Sediment Supply and Grain Size

The availability of sediment from upland sources determines the river's load. Hard bedrock yields little sediment, while glacial or volcanic deposits can supply vast quantities. Grain size matters: sand and gravel are transported as bed load, while silt and clay stay in suspension. A river choked with fine sediment may deposit rapidly when it slows, while a clear river may erode more effectively through abrasion if it carries some coarse particles.

Vegetation

Plant roots bind soil and sediment, reducing erosion from both surface runoff and bank undercutting. Riparian vegetation also slows floodwaters, encouraging deposition of organic matter and silts. Deforestation or agricultural clearing removes this protection, leading to accelerated erosion and increased sediment loads—a phenomenon well-documented in USDA research on hillslope erosion.

Climate and Tectonics

Climate influences precipitation patterns and weathering rates. Arid regions experience flash floods that transport coarse sediment, while humid climates sustain steady flows that move finer material. Tectonic uplift increases river gradient and erosion rates, creating deep canyons and steep valleys. Subsidence, on the other hand, promotes sediment accumulation and floodplain development.

Human Impacts on River Sedimentary Processes

Human activities have dramatically altered natural sedimentary regimes, often with unintended consequences for landforms, ecosystems, and infrastructure. Understanding these impacts is critical for sustainable river management.

Urbanization and Impervious Surfaces

Urban development replaces permeable soil with roads, roofs, and parking lots. This increases surface runoff, causing rivers to rise faster and higher after storms. The increased flow velocity enhances erosion of channels, while the reduced infiltration lowers baseflow. Furthermore, construction sites often produce large amounts of loose sediment that can choke rivers, damaging aquatic habitats. Urban streams often undergo rapid channel widening and incision as a result.

Agriculture and Soil Erosion

Conventional farming practices—tillage, removal of natural vegetation, and monocropping—expose soils to wind and water erosion. Gullies and rills form on farmland, and eroded soil ends up in rivers, increasing turbidity and sediment loads. This can lead to reservoir sedimentation, reduced water storage capacity, and damage to downstream infrastructure. Conservation practices like contour plowing, cover crops, and riparian buffers help mitigate these effects.

Dams and Flow Regulation

Dams trap sediment that would otherwise travel downstream, leading to accumulation in reservoirs and a deficit of sediment below the dam. This "sediment starvation" can cause downstream erosion of riverbeds and banks, lowering the channel and undermining bridges. Dams also alter the natural flow regime, reducing flood peaks and changing the timing of sediment transport. The ScienceDirect overview on dam effects provides further insight into these complex changes.

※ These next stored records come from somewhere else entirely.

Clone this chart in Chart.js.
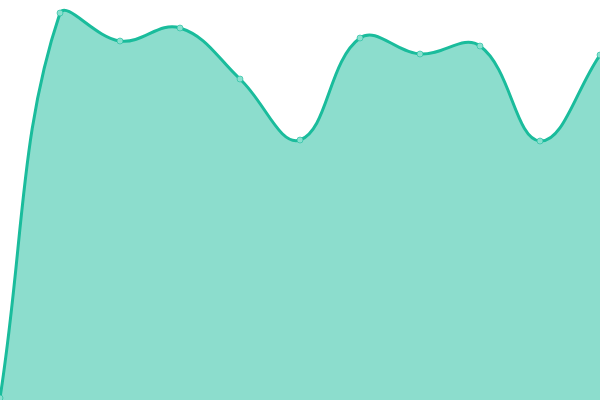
<!DOCTYPE html>
<html>
<head>
<meta charset="utf-8">
<script src="https://cdn.jsdelivr.net/npm/chart.js@4/dist/chart.umd.min.js"></script>
<style>
  html, body { margin: 0; padding: 0; background: #fff; }
  #wrap { width: 600px; height: 400px; }
</style>
</head>
<body>
<div id="wrap"><canvas id="chart"></canvas></div>
<script>
// ── DATA ───────────────────────────────────────────────────────────────
const labels = ['1', '2', '3', '4', '5', '6', '7', '8', '9', '10', '11'];
const values = [2, 387, 359, 372, 321, 260, 362, 346, 354, 259, 345];

const teal = '#1abc9c';

new Chart(document.getElementById('chart').getContext('2d'), {
  type: 'line',
  data: {
    labels: labels,
    datasets: [{
      data: values,
      borderColor: teal,
      backgroundColor: 'rgba(26,188,156,0.5)',
      borderWidth: 3,
      pointRadius: 3,
      pointBorderWidth: 1,
      pointBackgroundColor: 'rgba(138,224,207,1)',
      pointBorderColor: 'rgba(26,188,156,0.6)',
      fill: true,
      tension: 0.4
    }]
  },
  options: {
    responsive: true, maintainAspectRatio: false, animation: false,
    layout: { padding: 0, autoPadding: false },
    plugins: { legend: { display: false }, tooltip: { enabled: false } },
    scales: {
      x: { display: false, offset: false },
      y: { display: false, min: 0, max: 400 }
    }
  }
});
</script>
</body>
</html>
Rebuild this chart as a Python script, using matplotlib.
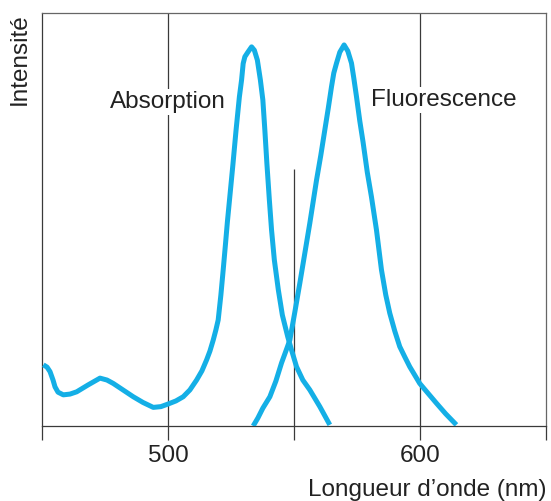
import matplotlib.pyplot as plt

plt.rcParams['font.family'] = ['Liberation Sans', 'DejaVu Sans']

# spectres (longueur d'onde en nm, intensite normalisee)
abs_nm = [450.36, 451.83, 453.02, 454.21, 455.0, 456.19, 458.29, 460.95, 463.61,
          468.10, 472.86, 475.63, 478.13, 481.98, 486.07, 489.92, 494.01, 497.06,
          499.96, 503.02, 505.91, 508.57, 511.23, 513.33, 515.20, 516.51, 517.82,
          518.89, 519.80, 520.87, 521.79, 522.66, 523.45, 524.44, 525.63, 526.90,
          528.21, 529.09, 529.72, 530.40, 531.59, 533.06, 534.17, 535.36, 536.55,
          537.54, 538.33, 539.13, 540.12, 540.99, 542.10, 543.69, 545.28, 547.46,
          548.93, 550.91, 553.41, 556.19, 560.16, 564.13]
abs_int = [0.161, 0.155, 0.143, 0.121, 0.103, 0.089, 0.082, 0.084, 0.090,
           0.108, 0.126, 0.121, 0.112, 0.095, 0.077, 0.062, 0.049, 0.051,
           0.058, 0.066, 0.077, 0.095, 0.121, 0.145, 0.174, 0.197, 0.226,
           0.253, 0.279, 0.345, 0.411, 0.476, 0.537, 0.605, 0.687, 0.779,
           0.866, 0.911, 0.954, 0.972, 0.984, 0.998, 0.989, 0.963, 0.911,
           0.858, 0.779, 0.692, 0.595, 0.516, 0.437, 0.358, 0.292, 0.234,
           0.200, 0.156, 0.121, 0.095, 0.051, 0.003]

fluo_nm = [533.69, 535.56, 537.54, 540.32, 542.70, 544.96, 546.67, 548.25, 550.24,
           552.22, 554.21, 556.19, 558.85, 560.56, 562.14, 563.53, 564.80, 565.71,
           566.79, 568.10, 569.80, 571.27, 572.74, 573.65, 574.72, 576.03, 577.34,
           579.01, 580.67, 582.66, 584.64, 586.35, 587.94, 589.92, 591.90, 593.89,
           595.87, 597.86, 599.84, 603.02, 606.47, 610.16, 614.40]
fluo_int = [0.0, 0.021, 0.047, 0.077, 0.118, 0.166, 0.197, 0.226, 0.300,
            0.376, 0.455, 0.534, 0.647, 0.713, 0.779, 0.837, 0.893, 0.929,
            0.955, 0.984, 1.003, 0.987, 0.955, 0.916, 0.867, 0.803, 0.747,
            0.668, 0.603, 0.516, 0.411, 0.345, 0.297, 0.250, 0.209, 0.182,
            0.156, 0.134, 0.112, 0.087, 0.060, 0.032, 0.003]

xticks = [450, 500, 550, 600, 650]
xticklabels = ['', '500', '', '600', '']

bleu = '#14AFE6'
gris = '#3a3a3a'

fig = plt.figure(figsize=(5.51, 5.01), dpi=100)
ax = fig.add_axes([0.077, 0.1497, 0.914, 0.8243])

ax.axvline(500, color=gris, lw=0.9, zorder=1)
ax.axvline(600, color=gris, lw=0.9, zorder=1)
ax.vlines(550, 0, 0.676, color=gris, lw=0.9, zorder=1)

for xs, ys in [(abs_nm, abs_int), (fluo_nm, fluo_int)]:
    ax.plot(xs, ys, color=bleu, lw=3.6, solid_capstyle='butt',
            solid_joinstyle='round', zorder=3)

boite = dict(facecolor='white', edgecolor='none', pad=1.5)
ax.text(500, 0.853, 'Absorption', ha='center', va='center', fontsize=17.5,
        color='#222222', bbox=boite, zorder=2)
ax.text(609.4, 0.858, 'Fluorescence', ha='center', va='center', fontsize=17.5,
        color='#222222', bbox=boite, zorder=2)

ax.set_xlim(450, 650)
ax.set_ylim(0, 1.087)
ax.set_xticks(xticks)
ax.set_xticklabels(xticklabels)
ax.set_yticks([])
ax.tick_params(axis='x', direction='out', length=10, width=0.9, color=gris,
               labelsize=17.5, labelcolor='#222222', pad=4)

for s in ['left', 'bottom']:
    ax.spines[s].set_color(gris)
    ax.spines[s].set_linewidth(0.9)
for s in ['top', 'right']:
    ax.spines[s].set_color('#666666')
    ax.spines[s].set_linewidth(0.9)

fig.text(0.036, 0.974, 'Intensité', rotation=90, ha='center', va='top',
         fontsize=17.5, color='#222222')
fig.text(0.991, 0.009, 'Longueur d\u2019onde (nm)', ha='right', va='baseline',
         fontsize=17.5, color='#222222')

fig.savefig('out.png', dpi=100)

Channelization and Levee Construction

Straightening and deepening rivers for navigation or flood control increases flow velocity and can accelerate erosion downstream. Levees confine floodwaters, preventing natural overbank deposition that builds floodplains. As a result, the river channel may aggrade (build up) between levees, raising water levels and increasing flood risk over time. River management now often incorporates “room for the river” approaches that restore space for natural sedimentary processes.

Conclusion

Rivers are continuously reshaping the Earth’s surface through the interconnected processes of erosion, sediment transport, and deposition. From the hydraulic carving of canyons to the gradual building of deltas and floodplains, sedimentary processes create a diverse array of landforms that support ecosystems and human societies. However, these natural dynamics are increasingly influenced by human interventions—urbanization, agriculture, dams, and channel engineering—often with far-reaching consequences. Recognizing the balance between erosion and deposition is essential for effective river basin management, flood hazard reduction, and environmental conservation. By understanding and respecting the power of river sedimentary processes, we can work with, rather than against, the natural forces that shape our world.